Бастиан ничего не ответил. В сладком полусне он воспринимал ее слова, как убаюкивающий напев. Он слышал, как она встала, подошла к нему, склонилась над ним. Она погладила его по голове и поцеловала в лоб. Потом взяла на руки и куда-то понесла, а он, как маленький, прислонился головой к ее плечу, все глубже и глубже погружаясь в теплую тьму. В полусне он почувствовал, как его раздели и уложили в мягкую благоухающую постель. Он еще слышал, словно издалека, как прекрасный нежный голос тихонько напевает песню:
Спи, мой мальчик, как ты мил, И так много пережил!
Долго шел, блуждал, страдал.
Был великим — станешь мал.
Будь же снова малышом!
Спи, мой мальчик, сладким сном!
Когда он проснулся утром, ему показалось, будто он выздоровел после тяжелой болезни — так спокойно и радостно было у него на душе. Он огляделся и увидел, что находится в очень маленькой комнатке и лежит… в детской кроватке!
Впрочем, это была очень большая кроватка или, вернее, такая, какой она представляется маленькому ребенку. В первое мгновение это показалось ему смешным, потому что он ведь давно уже не был маленьким ребенком. Все, что даровала ему Фантазия: и сила, и способности, — у него еще оставалось. Всем этим он владел и сейчас, да и Знак Власти Девочки Королевы по-прежнему висел у него на шее. Но уже через минуту ему стало безразлично, что он выглядит смешным, лежа здесь, в детской кроватке. Кроме него и Аюолы, этого никто не узнает, а уж они-то оба понимают, как это хорошо и правильно.

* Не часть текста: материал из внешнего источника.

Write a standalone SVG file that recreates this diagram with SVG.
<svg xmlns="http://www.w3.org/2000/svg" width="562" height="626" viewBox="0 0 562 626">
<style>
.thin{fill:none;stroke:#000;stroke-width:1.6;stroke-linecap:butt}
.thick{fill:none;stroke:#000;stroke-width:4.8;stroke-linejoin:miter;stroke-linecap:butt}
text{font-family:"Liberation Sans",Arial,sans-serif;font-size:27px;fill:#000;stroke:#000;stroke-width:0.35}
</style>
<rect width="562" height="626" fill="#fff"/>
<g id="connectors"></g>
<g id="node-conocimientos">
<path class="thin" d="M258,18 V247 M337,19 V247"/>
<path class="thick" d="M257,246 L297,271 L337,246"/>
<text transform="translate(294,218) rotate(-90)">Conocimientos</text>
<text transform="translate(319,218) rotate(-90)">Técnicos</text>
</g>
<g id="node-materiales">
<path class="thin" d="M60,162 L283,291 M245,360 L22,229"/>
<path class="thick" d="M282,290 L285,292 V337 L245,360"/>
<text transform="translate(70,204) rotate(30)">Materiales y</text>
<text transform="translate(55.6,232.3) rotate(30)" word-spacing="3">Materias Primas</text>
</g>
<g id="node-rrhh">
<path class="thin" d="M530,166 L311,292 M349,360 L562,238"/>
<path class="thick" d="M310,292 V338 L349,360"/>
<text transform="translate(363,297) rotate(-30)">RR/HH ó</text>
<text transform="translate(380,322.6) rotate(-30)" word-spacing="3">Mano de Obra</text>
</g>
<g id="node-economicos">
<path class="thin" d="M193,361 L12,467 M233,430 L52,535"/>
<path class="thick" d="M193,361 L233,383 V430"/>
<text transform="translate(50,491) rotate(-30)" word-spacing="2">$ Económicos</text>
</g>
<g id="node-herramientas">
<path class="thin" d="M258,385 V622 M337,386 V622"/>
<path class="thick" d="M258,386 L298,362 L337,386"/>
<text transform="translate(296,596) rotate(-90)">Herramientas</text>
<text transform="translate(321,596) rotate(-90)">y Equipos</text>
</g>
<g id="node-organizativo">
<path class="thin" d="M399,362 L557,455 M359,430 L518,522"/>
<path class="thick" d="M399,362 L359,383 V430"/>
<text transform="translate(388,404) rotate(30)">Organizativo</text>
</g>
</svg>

Он встал, умылся, оделся и вышел из комнаты. Поднявшись по деревянной лестнице, он вошел в большую столовую и удивился: за ночь она уже превратилась в кухню. Аюола ждала его к завтраку. Она была тоже в самом прекрасном расположении духа, все цветы ее расцвели, и вид у нее был цветущий. Она пела, смеялась и, подхватив Бастиана, стала танцевать с ним вокруг кухонного стола. После завтрака она послала его в сад, чтобы он подышал свежим воздухом.
В огромном розарии, окружавшем Дом Превращений, казалось, царит вечное лето. Бастиан бродил по заду, наблюдая за пчелами, которые пировали в цветах, слушал пение птиц, сидевших на кустах, играл с ящерицами, и они были так доверчивы, что даже вползали к нему на ладонь, гладил зайцев, и те спокойно разрешали ему это. Он валялся на траве под кустом, вдыхая сладостный аромат роз, и глядел, бездумно щурясь, на солнце. Время текло, как ручей.

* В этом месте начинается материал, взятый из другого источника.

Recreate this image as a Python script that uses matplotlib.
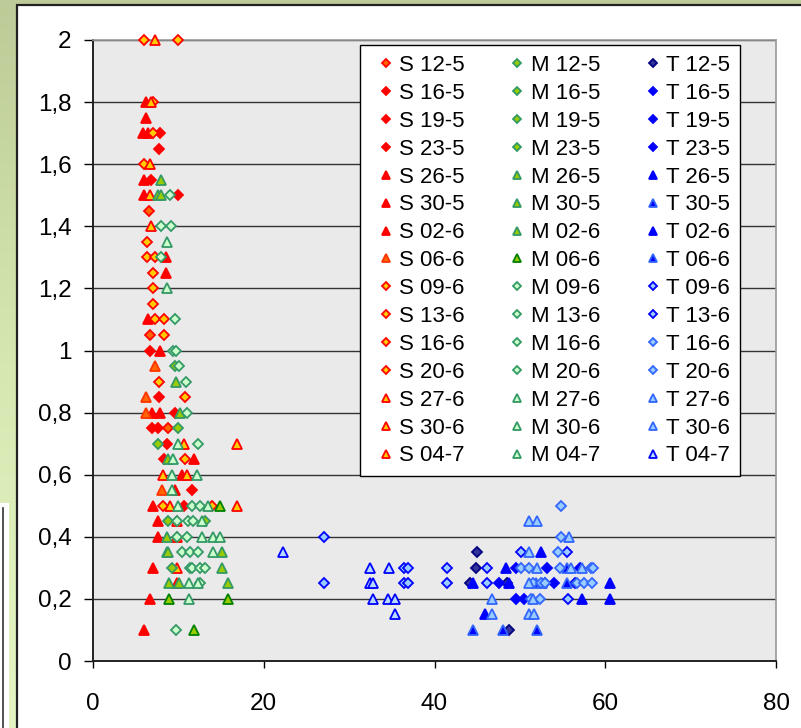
import matplotlib.pyplot as plt
import numpy as np
from matplotlib.patches import Rectangle
from matplotlib.colors import LinearSegmentedColormap
from matplotlib.ticker import FuncFormatter

plt.rcParams['font.family'] = ['Liberation Sans', 'DejaVu Sans']

# ---- data ----
S_labels = ['S 12-5', 'S 16-5', 'S 19-5', 'S 23-5', 'S 26-5', 'S 30-5', 'S 02-6',
            'S 06-6', 'S 09-6', 'S 13-6', 'S 16-6', 'S 20-6', 'S 27-6', 'S 30-6', 'S 04-7']
S_x = [[6.6, 6.7, 8.8],
       [7.8, 10.0, 6.7, 8.3],
       [7.7, 7.7, 9.6, 6.9],
       [6.8, 7.6, 10.7, 11.6, 8.7],
       [6.2, 6.2, 5.9, 6.0, 8.5, 10.4],
       [6.0, 8.5, 6.4, 7.8, 6.9, 7.8, 9.6],
       [11.8, 7.0, 7.6, 7.6, 7.0, 9.8, 6.7, 6.0, 6.5],
       [6.2, 6.2, 7.3, 8.1],
       [6.0, 7.0, 6.0],
       [10.0, 7.0, 6.3, 6.3],
       [7.3, 7.0, 7.0, 7.0, 7.3, 8.2, 13.9],
       [8.3, 8.3, 7.7, 10.8, 10.8],
       [7.3, 6.8, 6.7, 6.7],
       [6.8, 8.2, 10.7, 16.9, 9.0],
       [16.9, 9.8, 9.8, 9.8, 11.0]]
S_y = [[1.45, 1.05, 0.75],
       [1.7, 1.5, 1.0, 0.65],
       [1.65, 0.85, 0.8, 0.75],
       [1.55, 0.75, 0.5, 0.55, 0.7],
       [1.8, 1.75, 1.7, 1.55, 1.3, 0.6],
       [1.5, 1.25, 1.1, 1.0, 0.8, 0.8, 0.55],
       [0.65, 0.5, 0.45, 0.4, 0.3, 0.25, 0.2, 0.1, 1.7],
       [0.85, 0.8, 0.95, 0.55],
       [2.0, 1.7, 1.6],
       [2.0, 1.8, 1.35, 1.3],
       [1.3, 1.25, 1.2, 1.15, 1.1, 0.5, 0.5],
       [1.1, 1.05, 0.9, 0.85, 0.65],
       [2.0, 1.8, 1.6, 1.5],
       [1.4, 0.6, 0.7, 0.7, 0.5],
       [0.5, 0.45, 0.4, 0.3, 0.6]]

M_labels = ['M 12-5', 'M 16-5', 'M 19-5', 'M 23-5', 'M 26-5', 'M 30-5', 'M 02-6',
            'M 06-6', 'M 09-6', 'M 13-6', 'M 16-6', 'M 20-6', 'M 27-6', 'M 30-6', 'M 04-7']
M_x = [[7.6],
       [10.0],
       [9.6, 8.8],
       [9.3, 13.1],
       [8.0, 7.6, 8.0, 8.8],
       [9.7, 10.2, 8.7, 8.7, 15.1],
       [8.8, 15.1, 8.9, 10.1, 15.8],
       [8.9, 15.8, 11.8, 14.9],
       [9.0, 8.0, 9.1, 8.0],
       [9.6, 9.4, 9.7, 10.1, 10.9],
       [11.0, 12.3, 11.6, 12.5, 9.8, 11.1, 11.7],
       [10.4, 11.4, 12.3, 9.8, 11.0, 11.4, 11.6, 12.5, 13.1, 9.7, 12.5],
       [8.7, 8.7, 10.0, 9.3, 12.2, 9.3],
       [9.4, 10.0, 13.5, 12.8, 14.1],
       [12.8, 14.1, 14.9, 11.2, 11.2, 12.3]]
M_y = [[0.7],
       [0.75],
       [0.95, 0.45],
       [0.3, 0.45],
       [1.55, 1.5, 1.5, 0.65],
       [0.9, 0.8, 0.4, 0.35, 0.35],
       [0.35, 0.3, 0.25, 0.25, 0.25],
       [0.2, 0.2, 0.1, 0.5],
       [1.5, 1.4, 1.4, 1.3],
       [1.1, 1.0, 1.0, 0.95, 0.9],
       [0.8, 0.7, 0.5, 0.5, 0.45, 0.45, 0.45],
       [0.35, 0.35, 0.35, 0.4, 0.4, 0.3, 0.3, 0.3, 0.3, 0.1, 0.25],
       [1.35, 1.2, 0.7, 0.6, 0.6, 0.55],
       [0.65, 0.5, 0.5, 0.45, 0.35],
       [0.4, 0.4, 0.4, 0.2, 0.25, 0.25]]

T_labels = ['T 12-5', 'T 16-5', 'T 19-5', 'T 23-5', 'T 26-5', 'T 30-5', 'T 02-6',
            'T 06-6', 'T 09-6', 'T 13-6', 'T 16-6', 'T 20-6', 'T 27-6', 'T 30-6', 'T 04-7']
T_x = [[45.0, 44.9, 44.2, 48.5, 48.7],
       [49.5, 50.5, 53.2],
       [53.0, 56.5, 47.5],
       [54.0, 57.0, 49.5],
       [52.5, 48.4, 48.7, 44.5],
       [51.9, 52.6, 55.5],
       [60.6, 57.3, 60.6, 45.9],
       [44.5, 48.0, 52.0, 55.5],
       [27.1, 27.1, 36.4, 36.9, 41.5, 41.5],
       [36.4, 36.9, 46.1, 46.1, 55.6, 50.1, 55.5],
       [54.8, 54.8, 54.5, 50.1, 51.1, 54.7, 58.3, 58.6],
       [51.5, 52.5, 53.0, 56.7, 57.5, 58.5, 51.3, 52.3],
       [51.1, 52.0, 55.8, 51.1, 52.0, 56.0],
       [57.3, 51.1, 46.7, 51.5, 46.7, 51.1, 51.6],
       [22.3, 32.4, 34.7, 32.4, 32.8, 32.8, 34.6, 35.4, 35.4]]
T_y = [[0.35, 0.3, 0.25, 0.25, 0.1],
       [0.2, 0.2, 0.3],
       [0.25, 0.25, 0.25],
       [0.25, 0.3, 0.3],
       [0.35, 0.3, 0.25, 0.25],
       [0.25, 0.25, 0.25],
       [0.25, 0.2, 0.2, 0.15],
       [0.1, 0.1, 0.1, 0.3],
       [0.4, 0.25, 0.3, 0.3, 0.3, 0.25],
       [0.25, 0.25, 0.3, 0.25, 0.2, 0.35, 0.35],
       [0.5, 0.4, 0.35, 0.3, 0.3, 0.3, 0.3, 0.3],
       [0.25, 0.25, 0.25, 0.25, 0.25, 0.25, 0.2, 0.2],
       [0.45, 0.45, 0.4, 0.35, 0.3, 0.3],
       [0.3, 0.25, 0.2, 0.2, 0.15, 0.15, 0.15],
       [0.35, 0.3, 0.3, 0.25, 0.25, 0.2, 0.2, 0.2, 0.15]]

# ---- styles: (marker, face, edge) per series ----
S_style = [('D', '#FF6600', '#FF0000')] + [('D', '#FF0000', '#FF0000')] * 3 + \
          [('^', '#FF0000', '#FF0000')] * 3 + [('^', '#FF6600', '#FF3300')] + \
          [('D', '#FFCC00', '#FF0000')] * 4 + [('^', '#FFCC00', '#FF0000')] * 3
M_style = [('D', '#99CC00', '#339966')] * 4 + [('^', '#99CC00', '#339966')] * 3 + \
          [('^', '#99CC00', '#008000')] + [('D', '#CCFFCC', '#339966')] * 4 + \
          [('^', '#CCFFCC', '#339966')] * 3
T_style = [('D', '#333399', '#000080')] + [('D', '#0000FF', '#0000FF')] * 3 + \
          [('^', '#0000FF', '#0000FF'), ('^', '#0000FF', '#3366FF'),
           ('^', '#0000FF', '#0000FF'), ('^', '#0000FF', '#3366FF')] + \
          [('D', '#99CCFF', '#0000FF')] * 2 + [('D', '#99CCFF', '#3366FF')] * 2 + \
          [('^', '#99CCFF', '#3366FF')] * 2 + [('^', '#B8DCFF', '#0000FF')]

W, H = 801, 728
fig = plt.figure(figsize=(W / 100, H / 100), dpi=100)

# green gradient background with white chart area
bg = fig.add_axes([0, 0, 1, 1], zorder=-10)
grad = np.linspace(0, 1, 256).reshape(-1, 1)
cmap = LinearSegmentedColormap.from_list('g', ['#BCCB97', '#D6E8B2', '#E4F5C3'])
bg.imshow(grad, aspect='auto', cmap=cmap, extent=[0, 1, 0, 1])
bg.add_patch(Rectangle((17 / W, -0.1), 1.2, 1.1 - 5 / H, transform=bg.transAxes,
                       fc='white', ec='#222222', lw=1.6))
bg.add_patch(Rectangle((-0.01, -0.1), 0.01 + 9 / W, 0.1 + 1 - 503 / H,
                       transform=bg.transAxes, fc='white', ec='none'))
bg.plot([3 / W, 3 / W], [0, 1 - 508 / H], color='#333333', lw=1.2,
        transform=bg.transAxes)
bg.set_xlim(0, 1)
bg.set_ylim(0, 1)
bg.axis('off')

ax = fig.add_axes([93 / W, 1 - 661 / H, (776 - 93) / W, (661 - 40) / H])
ax.set_facecolor('#EAEAEA')
ax.set_xlim(0, 80)
ax.set_ylim(0, 2)

for labels, xs, ys, styles in [(S_labels, S_x, S_y, S_style),
                               (M_labels, M_x, M_y, M_style),
                               (T_labels, T_x, T_y, T_style)]:
    for lab, x, y, (mk, fc, ec) in zip(labels, xs, ys, styles):
        ms = 5.2 if mk == 'D' else 7.6
        ax.plot(x, y, ls='none', marker=mk, ms=ms, mfc=fc, mec=ec, mew=1.3,
                label=lab, clip_on=False, zorder=3)

ax.set_yticks(np.arange(0, 2.01, 0.2))
ax.set_xticks([0, 20, 40, 60, 80])
ax.yaxis.set_major_formatter(FuncFormatter(lambda v, p: ('%g' % round(v, 1)).replace('.', ',')))
ax.tick_params(axis='y', length=6.5, width=1, direction='out', pad=9, labelsize=17.5)
ax.tick_params(axis='x', length=5, width=1, direction='out', pad=18, labelsize=17.5)
ax.grid(axis='y', color='#333333', lw=1)
ax.set_axisbelow(True)
for side in ['left', 'bottom']:
    ax.spines[side].set_color('#222222')
    ax.spines[side].set_linewidth(1.4)
for side in ['top', 'right']:
    ax.spines[side].set_color('#999999')
    ax.spines[side].set_linewidth(1.2)

leg = ax.legend(ncol=3, loc='upper left', bbox_to_anchor=(360 / W, 1 - 45 / H),
                bbox_transform=fig.transFigure, borderaxespad=0, fontsize=16,
                frameon=True, fancybox=False, edgecolor='black', framealpha=1,
                handlelength=1.4, handletextpad=-0.1, labelspacing=0.31,
                columnspacing=1.68, markerscale=0.8, borderpad=0.45)
leg.get_frame().set_linewidth(1.0)
leg.set_zorder(5)

fig.savefig('out.png', dpi=100)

Аюола радовалась, что Бастиан целиком предоставил себя ее материнской заботе. Он чувствовал себя так, словно, сам того не зная, долго испытывал голод по чему-то такому, что сейчас наконец-то досталось ему в избытке. И он никак не мог насытиться.
Он обследовал Дом Превращений, обшарил его от чердака до подвала. Это занятие, казалось, не скоро наскучит: комнаты постоянно менялись и всякий раз можно было открыть в них что-нибудь новое.
Это занятие, казалось, не скоро наскучит: комнаты постоянно менялись и всякий раз можно было открыть в них что-нибудь новое. Дом, как видно, изо всех сил старался развлечь своего гостя. Он создавал комнаты для игр, железную дорогу, кукольный театр, искусственные горки и даже большую карусель.
Иногда Бастиан отправлялся на весь день на экскурсию, чтобы ознакомиться с окружающей местностью. Но слишком далеко еще ни разу не отходил от Дома Превращений — то и дело случалось, что на него нападал вдруг страшный голод. Ему так хотелось вкусить плодов Аюолы, что он не мог ждать ни минуты и спешил вернуться, чтобы наесться досыта.